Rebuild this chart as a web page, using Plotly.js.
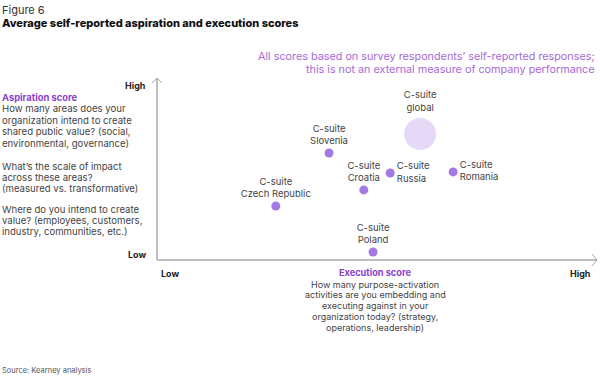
<!DOCTYPE html>
<html>
<head>
<meta charset="utf-8">
<script src="https://cdn.plot.ly/plotly-3.0.1.min.js"></script>
<style>html,body{margin:0;padding:0;background:#fff;}#chart{width:600px;height:376px;}</style>
</head>
<body>
<div id="chart"></div>
<script>
// ---- data ----
const groups = ["C-suite<br>Czech Republic", "C-suite<br>Slovenia", "C-suite<br>Croatia", "C-suite<br>Russia", "C-suite<br>Romania", "C-suite<br>Poland"];
const executionScore = [27.0, 39.1, 47.0, 53.0, 67.3, 49.1];
const aspirationScore = [29.7, 58.8, 38.5, 47.8, 48.4, 4.4];
const labelPositions = ["top center", "top center", "top center", "middle right", "middle right", "top center"];
const globalGroup = ["C-suite<br>global"];
const globalExecution = [59.8];
const globalAspiration = [69.2];

// ---- layout helpers (pixel -> paper) ----
const L = 157, R = 597, T = 78, B = 260;
const W = R - L, H = B - T;
const px = x => (x - L) / W;
const py = y => (B - y) / H;

const FONT = "Inter, 'Noto Sans', sans-serif";
const annotations = [];
function addText(text, x, y, o) {
  o = o || {};
  annotations.push({
    xref: 'paper', yref: 'paper', x: px(x), y: py(y),
    text: text, showarrow: false,
    xanchor: o.xanchor || 'left', yanchor: 'middle',
    font: {family: FONT, size: o.size || 9, color: o.color || '#444', weight: o.weight || 400}
  });
}
function addLines(lines, x, y0, step, o) {
  lines.forEach((t, i) => { if (t) addText(t, x, y0 + i * step, o); });
}

addText("Figure 6", 0, 10, {size: 11, color: '#333'});
addText("Average self-reported aspiration and execution scores", 0, 23, {size: 11, color: '#111', weight: 800});
addLines(["All scores based on survey respondents\u2019 self-reported responses;",
          "this is not an external measure of company performance"], 597, 56, 14,
         {xanchor: 'right', size: 10.8, color: '#a66ad8'});

addText("Aspiration score", 0, 97, {size: 9.4, color: '#8a3fd1', weight: 700});
const leftOpts = {size: 9.6, color: '#444'};
addLines(["How many areas does your", "organization intend to create", "shared public value? (social,",
          "environmental, governance)"], 0, 109, 11.4, leftOpts);
addLines(["What\u2019s the scale of impact", "across these areas?", "(measured vs. transformative)"], 0, 166, 11.4, leftOpts);
addLines(["Where do you intend to create", "value? (employees, customers,", "industry, communities, etc.)"], 0, 209, 11.4, leftOpts);

addText("<b>High</b>", 148, 86, {xanchor: 'right', size: 9, color: '#222'});
addText("<b>Low</b>", 148, 254, {xanchor: 'right', size: 9, color: '#222'});
addText("<b>Low</b>", 170, 273, {xanchor: 'center', size: 9, color: '#222'});
addText("<b>High</b>", 580, 273, {xanchor: 'center', size: 9, color: '#222'});

addText("Execution score", 375, 272, {xanchor: 'center', size: 9.2, color: '#8a3fd1', weight: 700});
addLines(["How many purpose-activation", "activities are you embedding and", "executing against in your",
          "organization today? (strategy,", "operations, leadership)"], 375, 284, 10.9,
         {xanchor: 'center', size: 9});

addText("Source: Kearney analysis", 0, 370, {size: 7.5, color: '#555'});

// axis lines and chevrons
const axisColor = '#a8a8a8';
const shapes = [
  {type: 'line', xref: 'paper', yref: 'paper', x0: 0, y0: 0, x1: 1, y1: 0, line: {color: axisColor, width: 1.5}},
  {type: 'line', xref: 'paper', yref: 'paper', x0: 0, y0: 0, x1: 0, y1: 1, line: {color: axisColor, width: 1.5}},
  {type: 'path', xref: 'paper', yref: 'paper',
   path: `M ${px(R - 5)} ${py(B - 6)} L ${px(R)} ${py(B)} L ${px(R - 5)} ${py(B + 6)}`,
   line: {color: axisColor, width: 1}},
  {type: 'path', xref: 'paper', yref: 'paper',
   path: `M ${px(L - 5)} ${py(T + 5)} L ${px(L)} ${py(T)} L ${px(L + 5)} ${py(T + 5)}`,
   line: {color: axisColor, width: 1}}
];

const traces = [
  {
    x: globalExecution, y: globalAspiration, text: globalGroup,
    mode: 'markers+text', type: 'scatter', textposition: 'top center',
    marker: {size: 32, color: '#e6d9f8'},
    textfont: {family: FONT, size: 9.5, color: '#444'},
    cliponaxis: false, hoverinfo: 'skip'
  },
  {
    x: executionScore, y: aspirationScore, text: groups,
    mode: 'markers+text', type: 'scatter', textposition: labelPositions,
    marker: {size: 9, color: '#a579e3'},
    textfont: {family: FONT, size: 9.5, color: '#444'},
    cliponaxis: false, hoverinfo: 'skip'
  }
];

const layout = {
  width: 600, height: 376,
  margin: {l: L, r: 600 - R, t: T, b: 376 - B, pad: 0},
  paper_bgcolor: '#fff', plot_bgcolor: '#fff',
  showlegend: false,
  xaxis: {range: [0, 100], showgrid: false, zeroline: false, showticklabels: false, showline: false, ticks: ''},
  yaxis: {range: [0, 100], showgrid: false, zeroline: false, showticklabels: false, showline: false, ticks: ''},
  annotations: annotations,
  shapes: shapes
};

Plotly.newPlot('chart', traces, layout, {displayModeBar: false, staticPlot: true});
</script>
</body>
</html>
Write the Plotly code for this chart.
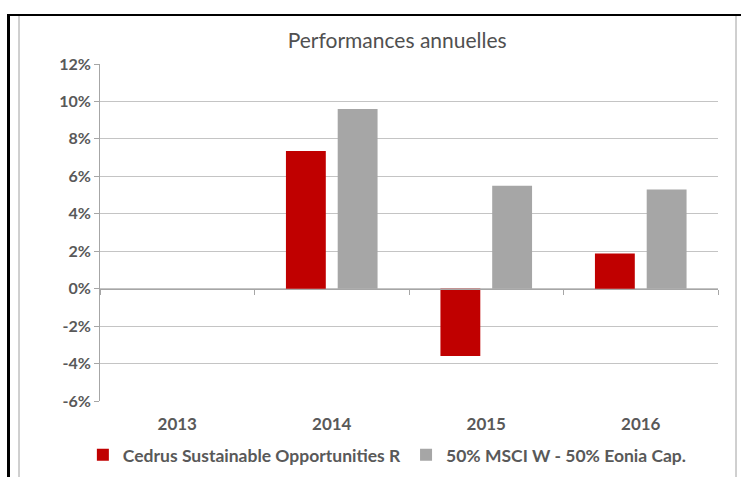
import plotly.graph_objects as go

years = ["2013", "2014", "2015", "2016"]
fund = [None, 7.35, -3.6, 1.88]
bench = [None, 9.6, 5.5, 5.3]
fund_name = "Cedrus Sustainable Opportunities R"
bench_name = "50% MSCI W - 50% Eonia Cap."
y_ticks = [-6, -4, -2, 0, 2, 4, 6, 8, 10, 12]
y_min, y_max = -6, 12

FONT = "Lato"
TXT = "#595959"

fig = go.Figure()
fig.add_trace(go.Bar(x=years, y=fund, name=fund_name, marker=dict(color="#C00000", line=dict(width=0))))
fig.add_trace(go.Bar(x=years, y=bench, name=bench_name, marker=dict(color="#A6A6A6", line=dict(width=0))))
# axis at zero with boundary ticks
fig.add_trace(go.Scatter(x=years, y=[None]*4, xaxis="x2", showlegend=False, hoverinfo="skip"))

zero_pos = (0 - y_min) / (y_max - y_min)

fig.update_layout(
    width=741, height=477,
    margin=dict(l=100, r=23, t=64, b=76, autoexpand=False),
    paper_bgcolor="white", plot_bgcolor="white",
    barmode="group", bargap=0.33, bargroupgap=0.23,
    title=dict(text="Performances annuelles", x=0.536, xanchor="center", y=1-41/477, yanchor="middle",
               font=dict(family=FONT, size=21, color="#505050")),
    xaxis=dict(type="category", showgrid=False, showline=False, ticks="outside", ticklen=8,
               tickcolor="rgba(0,0,0,0)", automargin=False,
               tickfont=dict(family=FONT, size=17, color=TXT, weight="bold")),
    xaxis2=dict(type="category", overlaying="x", anchor="free", position=zero_pos, side="bottom",
                matches="x", showgrid=False, showline=True, linecolor="#A6A6A6", linewidth=1,
                ticks="outside", tickson="boundaries", ticklen=5, tickcolor="#A6A6A6",
                showticklabels=False, automargin=False),
    yaxis=dict(range=[y_min, y_max], tickvals=y_ticks, ticktext=[f"{v}%" for v in y_ticks],
               showgrid=True, gridcolor="#C4C4C4", gridwidth=1, zeroline=False, automargin=False,
               showline=True, linecolor="#A6A6A6", ticks="outside", ticklen=5, tickcolor="#A6A6A6",
               tickfont=dict(family=FONT, size=16, color=TXT, weight="bold")),
    legend=dict(orientation="h", x=0.465, xanchor="center", y=-0.16, yanchor="middle",
                font=dict(family=FONT, size=17.5, color=TXT, weight="bold"), itemwidth=30,
                tracegroupgap=0),
    showlegend=True,
)

W, H = 618, 337
def px(p):
    return (p - 100) / W
def py(p):
    return (401 - p) / H

shapes = [
    dict(type="line", xref="paper", yref="paper", x0=px(7), x1=px(745), y0=py(15), y1=py(15),
         line=dict(color="black", width=2)),
    dict(type="line", xref="paper", yref="paper", x0=px(8.5), x1=px(8.5), y0=py(14), y1=py(490),
         line=dict(color="black", width=3)),
    dict(type="line", xref="paper", yref="paper", x0=px(19), x1=px(19), y0=py(16), y1=py(490),
         line=dict(color="#A0A0A0", width=1)),
    dict(type="line", xref="paper", yref="paper", x0=px(736), x1=px(736), y0=py(16), y1=py(490),
         line=dict(color="#A0A0A0", width=1)),
]
fig.update_layout(shapes=shapes)

fig.write_html("out.html", config={"displayModeBar": False},
               post_script="document.body.style.margin='0';document.body.style.padding='0';")
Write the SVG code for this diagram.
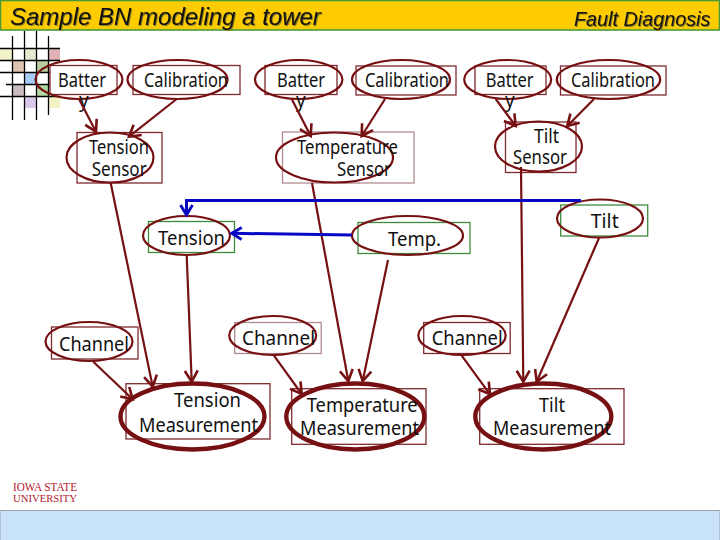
<svg xmlns="http://www.w3.org/2000/svg" width="720" height="540" viewBox="0 0 720 540">
<style>
.lbl{font-family:"Noto Sans","DejaVu Sans",sans-serif;font-size:19px;fill:#111}
.e{fill:none;stroke:#761012;stroke-width:2.2}
.E{fill:none;stroke:#761012;stroke-width:4.4}
.r{fill:#fff;stroke:#7f2a2e;stroke-width:1.3}
.p{fill:#fff;stroke:#b08a90;stroke-width:1.3}
.g{fill:#fff;stroke:#3f8a3f;stroke-width:1.3}
.c{fill:none;stroke:#761012;stroke-width:2.2;marker-end:url(#ar)}
.b{fill:none;stroke:#0808c4;stroke-width:3;marker-end:url(#ab)}
.t{font-family:"Liberation Sans",Arial,sans-serif;font-style:italic;fill:#111;filter:drop-shadow(1px 1px 0 #8a7a20)}
.gl{stroke:#000;stroke-width:1.3}
</style>
<defs>
<marker id="ar" markerUnits="userSpaceOnUse" markerWidth="18" markerHeight="18" refX="14" refY="8" orient="auto"><path d="M3 1.5L14 8L3 14.5" fill="none" stroke="#761012" stroke-width="2.6"/></marker>
<marker id="ab" markerUnits="userSpaceOnUse" markerWidth="18" markerHeight="18" refX="14" refY="8" orient="auto"><path d="M4 2L14 8L4 14" fill="none" stroke="#0808c4" stroke-width="2.8"/></marker>
</defs>
<rect width="720" height="540" fill="#fff"/>
<g id="header">
<rect x="0.5" y="0.5" width="719" height="29.5" fill="#ffcc00" stroke="#4a9a3a" stroke-width="1.6"/>
<text class="t" x="10" y="25" font-size="24px">Sample BN modeling a tower</text>
<text class="t" x="574" y="25.5" font-size="19.8px">Fault Diagnosis</text>
</g>
<g id="grid-decoration">
<rect x="0" y="49" width="12" height="11" fill="#f2f2c8"/>
<rect x="25" y="49" width="11" height="11" fill="#e6e8d2"/>
<rect x="49" y="49" width="11" height="12" fill="#dfb0b4"/>
<rect x="13" y="61" width="11" height="11" fill="#dcc4b0"/>
<rect x="37" y="61" width="11" height="11" fill="#b9cda0"/>
<rect x="25" y="73" width="11" height="11" fill="#a8ccf8"/>
<rect x="49" y="73" width="11" height="11" fill="#d8c0a8"/>
<rect x="13" y="85" width="11" height="11" fill="#cbbcc0"/>
<rect x="37" y="85" width="11" height="11" fill="#b4d8a4"/>
<rect x="25" y="97" width="11" height="11" fill="#dcc8ec"/>
<rect x="49" y="97" width="11" height="11" fill="#f4f2c4"/>
<path class="gl" d="M12.5 36V120M24.5 31V120M36.5 31V120M48.5 36V115M0 48.5H60M0 60.5H60M0 72.5H67M6 84.5H67M0 96.5H60"/>
</g>
<g id="logo" font-family="Liberation Serif,serif" fill="#b3162f">
<text x="13" y="490.5" font-size="12px" textLength="64" lengthAdjust="spacingAndGlyphs">IOWA STATE</text>
<text x="13" y="501.5" font-size="11px" textLength="64" lengthAdjust="spacingAndGlyphs">UNIVERSITY</text>
</g>
<rect id="footer" x="0" y="510.5" width="720" height="30" fill="#c9e3fb" stroke="#9aa5ad" stroke-width="1"/>

<g id="battery1"><rect class="r" x="50" y="65.5" width="67" height="29"/><ellipse class="e" cx="79" cy="79.5" rx="43.5" ry="19.5"/><text class="lbl" x="58" y="87" textLength="48" lengthAdjust="spacingAndGlyphs">Batter</text><text class="lbl" x="79" y="107">y</text></g>
<g id="calibration1"><rect class="r" x="133" y="65.5" width="107" height="29"/><ellipse class="e" cx="177.5" cy="79.5" rx="50" ry="19.5"/><text class="lbl" x="144" y="87" textLength="84" lengthAdjust="spacingAndGlyphs">Calibration</text></g>
<g id="battery2"><rect class="r" x="265" y="65.5" width="72" height="29"/><ellipse class="e" cx="298.7" cy="79.5" rx="43.7" ry="19.5"/><text class="lbl" x="277" y="87" textLength="48" lengthAdjust="spacingAndGlyphs">Batter</text><text class="lbl" x="296" y="107">y</text></g>
<g id="calibration2"><rect class="r" x="356" y="66" width="100" height="29"/><ellipse class="e" cx="401" cy="79.5" rx="49" ry="19.5"/><text class="lbl" x="365" y="87" textLength="84" lengthAdjust="spacingAndGlyphs">Calibration</text></g>
<g id="battery3"><rect class="r" x="475" y="66" width="71" height="28.5"/><ellipse class="e" cx="507.7" cy="79.5" rx="43.5" ry="19.5"/><text class="lbl" x="485.7" y="87" textLength="48" lengthAdjust="spacingAndGlyphs">Batter</text><text class="lbl" x="505" y="107">y</text></g>
<g id="calibration3"><rect class="r" x="560.5" y="66" width="105.5" height="29"/><ellipse class="e" cx="608.5" cy="79.5" rx="51.7" ry="19.5"/><text class="lbl" x="571" y="87" textLength="84" lengthAdjust="spacingAndGlyphs">Calibration</text></g>

<g id="tension-sensor"><rect class="r" x="77" y="132.5" width="85" height="50.5"/><ellipse class="e" cx="110" cy="157.5" rx="43.5" ry="25"/><text class="lbl" x="89" y="154" textLength="60" lengthAdjust="spacingAndGlyphs">Tension</text><text class="lbl" x="91.7" y="175.7" textLength="55" lengthAdjust="spacingAndGlyphs">Sensor</text></g>
<g id="temperature-sensor"><rect class="p" x="282.5" y="132" width="131.5" height="51"/><ellipse class="e" cx="334.5" cy="157.5" rx="58.5" ry="25"/><text class="lbl" x="297" y="154" textLength="101" lengthAdjust="spacingAndGlyphs">Temperature</text><text class="lbl" x="337" y="175.7" textLength="54" lengthAdjust="spacingAndGlyphs">Sensor</text></g>
<g id="tilt-sensor"><rect class="r" x="505.5" y="122" width="70.5" height="50.5"/><ellipse class="e" cx="538.5" cy="146.5" rx="43.5" ry="25"/><text class="lbl" x="534" y="142.7" textLength="25" lengthAdjust="spacingAndGlyphs">Tilt</text><text class="lbl" x="513" y="164" textLength="54" lengthAdjust="spacingAndGlyphs">Sensor</text></g>

<g id="tilt"><rect class="g" x="560.7" y="205" width="87" height="31"/><ellipse class="e" cx="600" cy="218.5" rx="43" ry="19"/><text class="lbl" x="590.7" y="228" textLength="28" lengthAdjust="spacingAndGlyphs">Tilt</text></g>
<g id="temp"><rect class="g" x="358" y="222.5" width="112" height="31"/><ellipse class="e" cx="407.5" cy="235.5" rx="55.5" ry="19.5"/><text class="lbl" x="388" y="245.7" textLength="53" lengthAdjust="spacingAndGlyphs">Temp.</text></g>
<g id="tension"><rect class="g" x="148.5" y="221.5" width="86" height="31"/><ellipse class="e" cx="186.5" cy="235.5" rx="43.5" ry="19.5"/><text class="lbl" x="158" y="245" textLength="67" lengthAdjust="spacingAndGlyphs">Tension</text></g>

<g id="channel1"><rect class="r" x="51.5" y="327" width="86.5" height="32"/><ellipse class="e" cx="89" cy="341.5" rx="43.5" ry="19.5"/><text class="lbl" x="59" y="350.7" textLength="70" lengthAdjust="spacingAndGlyphs">Channel</text></g>
<g id="channel2"><rect class="p" x="234.7" y="322.5" width="86.5" height="31"/><ellipse class="e" cx="272.7" cy="335.5" rx="43.5" ry="19.5"/><text class="lbl" x="242" y="345" textLength="73" lengthAdjust="spacingAndGlyphs">Channel</text></g>
<g id="channel3"><rect class="r" x="423.7" y="322.5" width="86.5" height="31"/><ellipse class="e" cx="462" cy="335.5" rx="43.7" ry="19.5"/><text class="lbl" x="431.7" y="345" textLength="71" lengthAdjust="spacingAndGlyphs">Channel</text></g>

<g id="tension-measurement"><rect class="r" x="126" y="383.7" width="144" height="55.3"/><ellipse class="E" cx="192.5" cy="416.5" rx="72" ry="33"/><text class="lbl" x="174" y="407.3" textLength="67" lengthAdjust="spacingAndGlyphs">Tension</text><text class="lbl" x="139" y="431.7" textLength="119" lengthAdjust="spacingAndGlyphs">Measurement</text></g>
<g id="temperature-measurement"><rect class="r" x="291.7" y="388.7" width="134.3" height="55.6"/><ellipse class="E" cx="355.3" cy="416.5" rx="69" ry="33"/><text class="lbl" x="306.7" y="412" textLength="111" lengthAdjust="spacingAndGlyphs">Temperature</text><text class="lbl" x="300" y="435" textLength="119" lengthAdjust="spacingAndGlyphs">Measurement</text></g>
<g id="tilt-measurement"><rect class="r" x="479.7" y="388.7" width="144.3" height="55.6"/><ellipse class="E" cx="543.3" cy="416.5" rx="68" ry="33"/><text class="lbl" x="539" y="412" textLength="26" lengthAdjust="spacingAndGlyphs">Tilt</text><text class="lbl" x="493" y="435" textLength="118" lengthAdjust="spacingAndGlyphs">Measurement</text></g>

<g id="connectors">
<line class="c" x1="79" y1="99" x2="96" y2="131.7"/>
<line class="c" x1="176.7" y1="99" x2="129" y2="136.7"/>
<line class="c" x1="291.7" y1="99" x2="310.7" y2="136"/>
<line class="c" x1="385" y1="99" x2="361.7" y2="136"/>
<line class="c" x1="495.7" y1="99" x2="515.7" y2="126"/>
<line class="c" x1="594" y1="99" x2="567.3" y2="126"/>
<line class="c" x1="110.7" y1="183" x2="152.7" y2="386.7"/>
<line class="c" x1="312" y1="183" x2="348.3" y2="381"/>
<line class="c" x1="521" y1="167" x2="523.3" y2="381.7"/>
<line class="c" x1="599" y1="238" x2="536.7" y2="381.7"/>
<line class="c" x1="388" y1="260" x2="362.7" y2="381"/>
<line class="c" x1="186.7" y1="255" x2="191.7" y2="381.7"/>
<line class="c" x1="93.3" y1="361.7" x2="132.7" y2="399.3"/>
<line class="c" x1="274" y1="355.7" x2="301.7" y2="394"/>
<line class="c" x1="461.7" y1="355.7" x2="490" y2="394.3"/>
<path class="b" d="M581 200.5H186.5V215"/>
<line class="b" x1="351.7" y1="235" x2="231.7" y2="233.3"/>
</g>
</svg>
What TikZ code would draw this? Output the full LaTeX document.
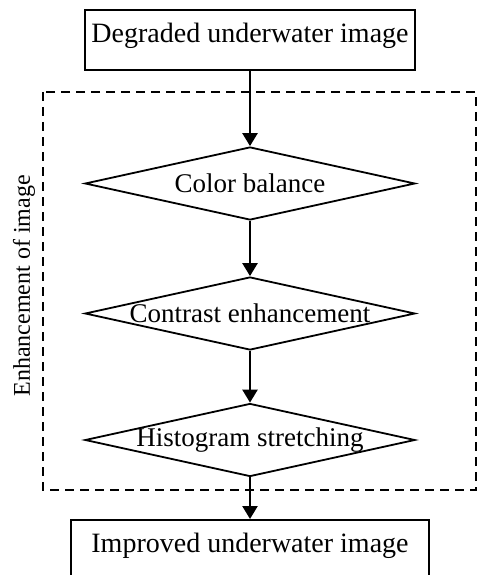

STATED EXERCISE:
Pictures stay out: repeat exactly only the lines from the one with "Write the Plotly code for this chart." through the one with "zero_pos = (0 - y_min) / (y_max - y_min)".

OUTPUT FOR THIS EXERCISE:
Write the Plotly code for this chart.
import plotly.graph_objects as go

years = ["2013", "2014", "2015", "2016"]
fund = [None, 7.35, -3.6, 1.88]
bench = [None, 9.6, 5.5, 5.3]
fund_name = "Cedrus Sustainable Opportunities R"
bench_name = "50% MSCI W - 50% Eonia Cap."
y_ticks = [-6, -4, -2, 0, 2, 4, 6, 8, 10, 12]
y_min, y_max = -6, 12

FONT = "Lato"
TXT = "#595959"

fig = go.Figure()
fig.add_trace(go.Bar(x=years, y=fund, name=fund_name, marker=dict(color="#C00000", line=dict(width=0))))
fig.add_trace(go.Bar(x=years, y=bench, name=bench_name, marker=dict(color="#A6A6A6", line=dict(width=0))))
# axis at zero with boundary ticks
fig.add_trace(go.Scatter(x=years, y=[None]*4, xaxis="x2", showlegend=False, hoverinfo="skip"))

zero_pos = (0 - y_min) / (y_max - y_min)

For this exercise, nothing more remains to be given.